All NFL teams must have their top 51 contracts under the 2025 salary cap by March 12, the first day of the new league year.
Two weeks ago, Seahawks coach Mike Macdonald said when asked about Lockett’s future: “I think we’re working through that right now. But those decisions will happen probably when the time comes.”
Lockett talked before the Seahawks’ final home game of this past season, then before and after the season finale Jan. 5 at the Los Angeles Rams that those might have been his final games for Seattle.
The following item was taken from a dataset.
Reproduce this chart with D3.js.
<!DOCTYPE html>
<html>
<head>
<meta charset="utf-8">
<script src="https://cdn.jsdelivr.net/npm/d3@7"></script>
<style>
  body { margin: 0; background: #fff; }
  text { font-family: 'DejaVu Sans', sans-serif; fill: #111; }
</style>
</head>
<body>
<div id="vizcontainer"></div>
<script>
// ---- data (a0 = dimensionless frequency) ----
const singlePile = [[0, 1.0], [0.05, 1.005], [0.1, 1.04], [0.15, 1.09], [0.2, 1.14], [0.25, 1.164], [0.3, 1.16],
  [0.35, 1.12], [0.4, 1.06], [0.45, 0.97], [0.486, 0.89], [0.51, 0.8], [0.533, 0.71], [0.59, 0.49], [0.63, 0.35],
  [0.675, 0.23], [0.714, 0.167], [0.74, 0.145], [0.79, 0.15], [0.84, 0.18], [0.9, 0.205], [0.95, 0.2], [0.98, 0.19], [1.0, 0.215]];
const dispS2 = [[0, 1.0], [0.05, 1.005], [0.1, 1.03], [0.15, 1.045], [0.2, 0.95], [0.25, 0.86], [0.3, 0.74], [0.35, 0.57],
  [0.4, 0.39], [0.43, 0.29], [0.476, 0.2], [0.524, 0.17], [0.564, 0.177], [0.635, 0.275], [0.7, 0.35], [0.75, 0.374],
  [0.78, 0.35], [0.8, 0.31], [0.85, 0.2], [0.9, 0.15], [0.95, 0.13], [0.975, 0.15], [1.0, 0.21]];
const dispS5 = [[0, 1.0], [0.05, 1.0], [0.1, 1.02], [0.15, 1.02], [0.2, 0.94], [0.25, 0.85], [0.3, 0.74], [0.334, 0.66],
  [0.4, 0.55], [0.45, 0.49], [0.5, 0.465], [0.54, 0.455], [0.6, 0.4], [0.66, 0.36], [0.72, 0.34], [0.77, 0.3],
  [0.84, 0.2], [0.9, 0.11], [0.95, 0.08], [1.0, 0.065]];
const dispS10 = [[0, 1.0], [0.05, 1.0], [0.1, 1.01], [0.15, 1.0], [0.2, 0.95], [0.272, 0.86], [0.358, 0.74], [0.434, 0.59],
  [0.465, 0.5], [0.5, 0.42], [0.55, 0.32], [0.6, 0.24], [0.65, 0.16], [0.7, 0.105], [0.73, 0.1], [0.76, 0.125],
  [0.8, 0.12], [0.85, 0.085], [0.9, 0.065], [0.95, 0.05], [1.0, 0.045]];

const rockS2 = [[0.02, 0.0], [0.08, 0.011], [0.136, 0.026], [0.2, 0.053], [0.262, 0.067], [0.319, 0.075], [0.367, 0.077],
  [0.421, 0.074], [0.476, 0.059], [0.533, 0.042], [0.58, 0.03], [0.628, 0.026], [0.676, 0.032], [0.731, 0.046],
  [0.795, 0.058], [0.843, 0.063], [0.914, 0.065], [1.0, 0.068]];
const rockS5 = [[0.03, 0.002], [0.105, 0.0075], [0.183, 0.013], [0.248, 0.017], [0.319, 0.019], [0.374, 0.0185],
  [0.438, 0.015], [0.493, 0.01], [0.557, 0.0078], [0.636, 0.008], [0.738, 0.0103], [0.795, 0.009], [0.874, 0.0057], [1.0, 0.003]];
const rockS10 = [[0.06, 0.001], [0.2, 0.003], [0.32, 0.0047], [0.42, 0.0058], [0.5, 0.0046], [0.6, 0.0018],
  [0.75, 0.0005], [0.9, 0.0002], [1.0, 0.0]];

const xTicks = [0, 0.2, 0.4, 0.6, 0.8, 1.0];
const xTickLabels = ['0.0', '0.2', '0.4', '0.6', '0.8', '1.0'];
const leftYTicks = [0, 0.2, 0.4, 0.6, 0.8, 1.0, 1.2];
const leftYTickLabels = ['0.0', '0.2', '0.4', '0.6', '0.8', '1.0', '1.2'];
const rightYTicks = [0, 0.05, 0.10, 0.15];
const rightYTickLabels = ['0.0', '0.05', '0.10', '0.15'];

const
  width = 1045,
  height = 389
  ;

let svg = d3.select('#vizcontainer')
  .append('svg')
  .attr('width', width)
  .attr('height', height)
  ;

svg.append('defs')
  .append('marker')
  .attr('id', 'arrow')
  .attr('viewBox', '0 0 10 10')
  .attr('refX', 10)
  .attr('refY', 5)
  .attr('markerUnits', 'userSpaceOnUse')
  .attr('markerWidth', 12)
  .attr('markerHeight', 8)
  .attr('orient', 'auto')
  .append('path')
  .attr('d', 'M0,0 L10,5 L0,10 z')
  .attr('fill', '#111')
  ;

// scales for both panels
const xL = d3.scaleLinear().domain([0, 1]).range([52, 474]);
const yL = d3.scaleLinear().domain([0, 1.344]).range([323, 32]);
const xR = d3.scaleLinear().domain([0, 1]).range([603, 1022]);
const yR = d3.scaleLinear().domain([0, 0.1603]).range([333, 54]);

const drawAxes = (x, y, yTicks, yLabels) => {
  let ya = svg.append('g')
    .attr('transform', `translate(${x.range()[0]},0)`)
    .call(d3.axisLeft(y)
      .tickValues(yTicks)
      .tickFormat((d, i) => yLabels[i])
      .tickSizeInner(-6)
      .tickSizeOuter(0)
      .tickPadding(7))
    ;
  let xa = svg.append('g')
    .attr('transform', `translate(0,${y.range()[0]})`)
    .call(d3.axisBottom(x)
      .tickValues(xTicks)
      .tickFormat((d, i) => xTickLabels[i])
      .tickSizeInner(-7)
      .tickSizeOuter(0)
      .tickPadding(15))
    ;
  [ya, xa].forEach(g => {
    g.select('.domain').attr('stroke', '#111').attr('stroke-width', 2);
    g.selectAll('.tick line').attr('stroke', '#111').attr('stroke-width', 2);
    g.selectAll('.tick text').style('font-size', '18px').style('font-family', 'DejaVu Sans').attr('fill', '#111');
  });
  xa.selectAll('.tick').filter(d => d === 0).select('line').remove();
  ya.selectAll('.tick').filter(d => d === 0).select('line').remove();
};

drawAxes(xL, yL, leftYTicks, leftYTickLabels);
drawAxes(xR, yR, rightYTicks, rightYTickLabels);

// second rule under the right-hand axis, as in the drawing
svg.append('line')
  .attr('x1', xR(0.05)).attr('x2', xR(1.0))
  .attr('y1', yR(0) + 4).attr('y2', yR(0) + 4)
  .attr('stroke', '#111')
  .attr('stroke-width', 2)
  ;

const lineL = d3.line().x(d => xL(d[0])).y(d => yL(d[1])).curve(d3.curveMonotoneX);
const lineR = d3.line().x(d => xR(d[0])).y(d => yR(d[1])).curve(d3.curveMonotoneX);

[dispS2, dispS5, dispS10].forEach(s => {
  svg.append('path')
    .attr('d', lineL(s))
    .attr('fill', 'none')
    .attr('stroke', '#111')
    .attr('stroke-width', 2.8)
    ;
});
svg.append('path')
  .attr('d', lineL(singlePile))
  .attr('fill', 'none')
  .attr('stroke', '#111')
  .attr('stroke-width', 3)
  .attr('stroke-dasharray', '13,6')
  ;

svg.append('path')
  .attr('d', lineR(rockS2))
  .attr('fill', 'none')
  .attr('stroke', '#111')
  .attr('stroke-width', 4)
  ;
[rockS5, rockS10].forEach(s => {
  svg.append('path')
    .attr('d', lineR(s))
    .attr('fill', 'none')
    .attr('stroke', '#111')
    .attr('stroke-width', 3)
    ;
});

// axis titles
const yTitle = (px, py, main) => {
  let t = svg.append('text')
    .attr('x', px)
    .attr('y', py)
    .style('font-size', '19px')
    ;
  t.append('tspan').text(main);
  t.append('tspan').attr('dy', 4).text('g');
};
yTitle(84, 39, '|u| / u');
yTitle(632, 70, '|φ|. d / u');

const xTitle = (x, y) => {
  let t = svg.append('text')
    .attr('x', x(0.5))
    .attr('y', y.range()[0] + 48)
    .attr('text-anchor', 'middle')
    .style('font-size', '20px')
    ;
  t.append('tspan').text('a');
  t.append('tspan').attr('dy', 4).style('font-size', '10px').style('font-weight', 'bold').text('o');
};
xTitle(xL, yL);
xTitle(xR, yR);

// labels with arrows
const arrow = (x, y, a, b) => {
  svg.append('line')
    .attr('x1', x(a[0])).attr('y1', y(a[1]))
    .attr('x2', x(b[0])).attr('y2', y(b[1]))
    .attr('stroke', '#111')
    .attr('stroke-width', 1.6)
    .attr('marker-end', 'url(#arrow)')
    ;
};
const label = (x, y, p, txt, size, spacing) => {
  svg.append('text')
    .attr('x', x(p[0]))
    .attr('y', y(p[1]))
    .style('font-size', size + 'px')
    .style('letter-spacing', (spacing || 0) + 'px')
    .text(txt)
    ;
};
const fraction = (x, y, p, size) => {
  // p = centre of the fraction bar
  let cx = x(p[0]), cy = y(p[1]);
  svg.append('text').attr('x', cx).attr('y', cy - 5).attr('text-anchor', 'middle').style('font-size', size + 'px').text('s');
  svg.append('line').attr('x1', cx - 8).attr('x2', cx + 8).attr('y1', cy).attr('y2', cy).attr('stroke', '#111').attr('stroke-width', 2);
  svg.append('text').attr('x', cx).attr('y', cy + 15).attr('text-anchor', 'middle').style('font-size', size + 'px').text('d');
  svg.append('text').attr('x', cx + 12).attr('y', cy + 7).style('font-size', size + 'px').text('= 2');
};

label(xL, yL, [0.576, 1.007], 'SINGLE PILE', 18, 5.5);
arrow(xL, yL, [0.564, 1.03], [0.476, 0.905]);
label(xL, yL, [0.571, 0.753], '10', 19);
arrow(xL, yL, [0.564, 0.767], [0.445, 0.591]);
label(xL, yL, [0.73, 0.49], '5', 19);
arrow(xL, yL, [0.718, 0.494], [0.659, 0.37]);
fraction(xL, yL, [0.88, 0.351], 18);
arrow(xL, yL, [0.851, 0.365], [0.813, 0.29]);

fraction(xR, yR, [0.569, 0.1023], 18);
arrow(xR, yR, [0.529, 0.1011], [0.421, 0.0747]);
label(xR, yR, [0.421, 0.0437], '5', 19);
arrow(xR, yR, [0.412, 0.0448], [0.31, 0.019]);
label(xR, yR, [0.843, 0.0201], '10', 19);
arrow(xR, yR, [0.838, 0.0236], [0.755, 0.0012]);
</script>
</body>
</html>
After the win over the Rams to end the season, Lockett began his post-game press conference thanking everyone from his teammates through Schneider and all his coaches to the team’s chefs in the players’ dining room and the Seahawks’ public-relations staff for his 10 seasons with the team.
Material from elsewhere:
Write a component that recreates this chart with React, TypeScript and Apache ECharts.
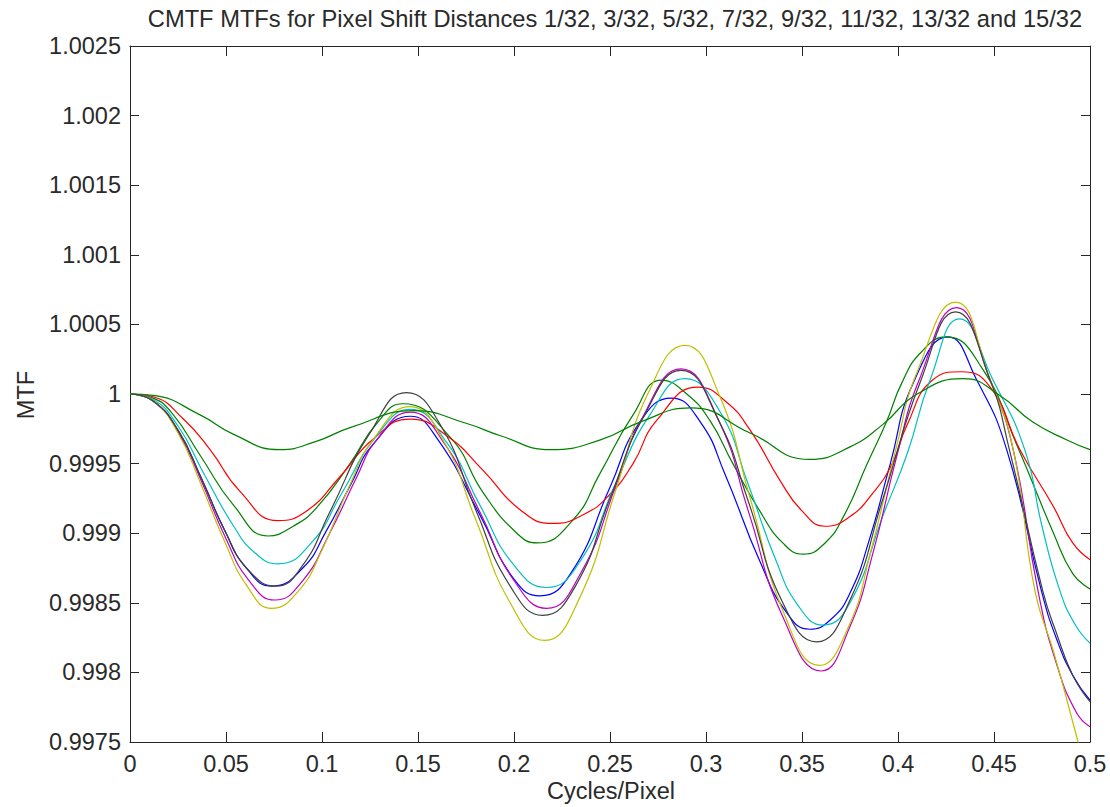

“That could be the last time you put on the jersey,” Lockett said Jan. 5 in SoFi Stadium after his team won the season finale.
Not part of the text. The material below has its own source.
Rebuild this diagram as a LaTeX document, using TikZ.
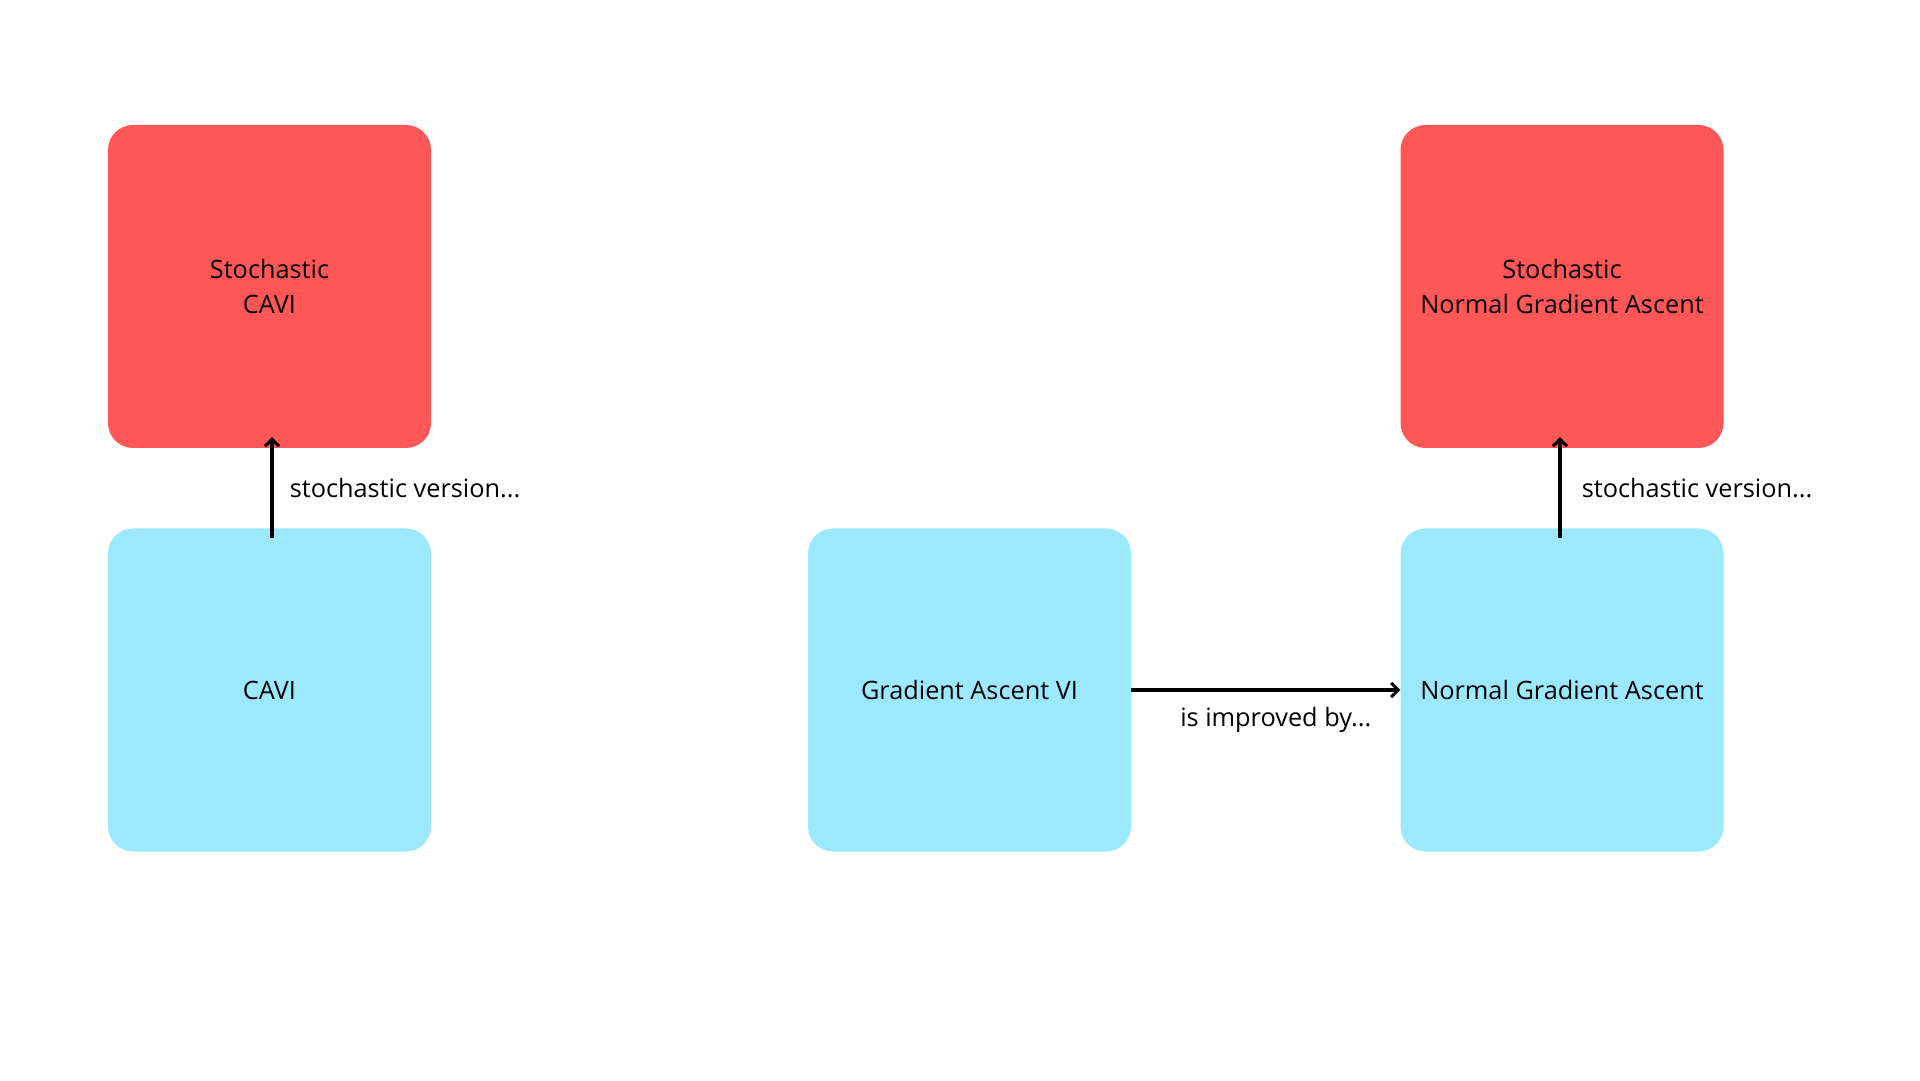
\documentclass[tikz,border=0pt]{standalone}
\usepackage{fontspec}
\setmainfont{Open Sans}
\usetikzlibrary{arrows.meta}
\definecolor{stochred}{HTML}{FF5757}
\definecolor{methodblue}{HTML}{9CE8FF}
\tikzset{
  box/.style={rectangle, rounded corners=25pt, minimum width=323pt,
    minimum height=323pt, inner sep=0pt, align=center},
  link/.style={line width=3.5pt, -{Straight Barb[length=7pt, width=14pt, line width=3pt]}},
}
\begin{document}
\begin{tikzpicture}[x=1pt, y=1pt, font=\fontsize{25.3}{35.5}\selectfont]
      \useasboundingbox (0,0) rectangle (1920,1080);
      \draw
        (269.5,793.5) node[box, fill=stochred] (scavi){Stochastic\\CAVI}
        (269.5,390) node[box, fill=methodblue] (cavi){CAVI}
        (969.5,390) node[box, fill=methodblue] (gavi){Gradient Ascent VI}
        (1562,390) node[box, fill=methodblue] (nga){Normal Gradient Ascent}
        (1562,793.5) node[box, fill=stochred] (snga){Stochastic\\Normal Gradient Ascent};
      \begin{scope}[link]
        \draw ([shift={(2.5pt,-10pt)}]cavi.north) to
          node[midway, anchor=west, inner sep=0pt, xshift=16pt] (lcavi){stochastic version...}
          ([shift={(2.5pt,11pt)}]scavi.south);
        \draw ([shift={(-2pt,-10pt)}]nga.north) to
          node[midway, anchor=west, inner sep=0pt, xshift=20pt] (lnga){stochastic version...}
          ([shift={(-2pt,11pt)}]snga.south);
        \draw (gavi.east) to
          node[midway, inner sep=0pt, xshift=10pt, yshift=-30pt] (lgavi){is improved by...} (nga.west);
      \end{scope}
    \end{tikzpicture}
\end{document}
“The cool thing is, the beginning of my career it started off against the Rams (in 2015), and maybe the last game of my Seahawks career, possibly, it ended against the Rams.”
He shrugged.
Lockett turns 33 in September. He said he plans on playing an 11th NFL season in 2025. He is entering the final year of his contract. His salary-cap charge on the final year of his current deal is scheduled to be $30,895,000. That would be the Seahawks’ third-highest, behind only quarterback Geno Smith ($44.5 million) and fellow wide receiver DK Metcalf ($31.9 million).
Schneider said Tuesday at the combine he is having talks this week with Smith’s agent on a new contract. It is likely for beyond 2025 to create a more team-friendly cap charge for the QB this year.
Similar to Smith at his current cap number, Lockett is assuredly not going to be playing with a $30.9 million cap charge in 2025.
He knows it will take Schneider and Macdonald to see the value and need in keeping what’s become their third wide receiver at a cost that’s reflective of the contributions he’s made over 10 Seattle seasons in the offense, locker room and community — but also of the fact Jaxon Smith-Njigba (10 years younger) and Metcalf (five years younger) are now entrenched as this team’s top receiving targets for Smith.
In his second NFL year since Seattle drafted him in the first round, Smith-Njigba tied Lockett’s team record with 100 catches this past season.
The TNT asked Lockett following that season finale Jan. 5 in California if he would accept a restructured contract with a salary far lower than the $10 million he’s scheduled to earn for 2025 to play for the Seahawks next season. His answer suggested he’s going to compare what Seattle says, if the team offers him anything, to what other teams might offer.
“Ahh … that’s an agent question,” Lockett said of his representatives, his uncle Aaron Lockett plus Kessler of the Athletes First agency. “I think there’s going to be a lot of conversations ...
“It’s easy to say that, ‘We want you back,’ (which no one directly has) but you still have to be able to have those conversations and figure out what’s going to work, what’s not going to work, what’s the role going to be, all that type of stuff.”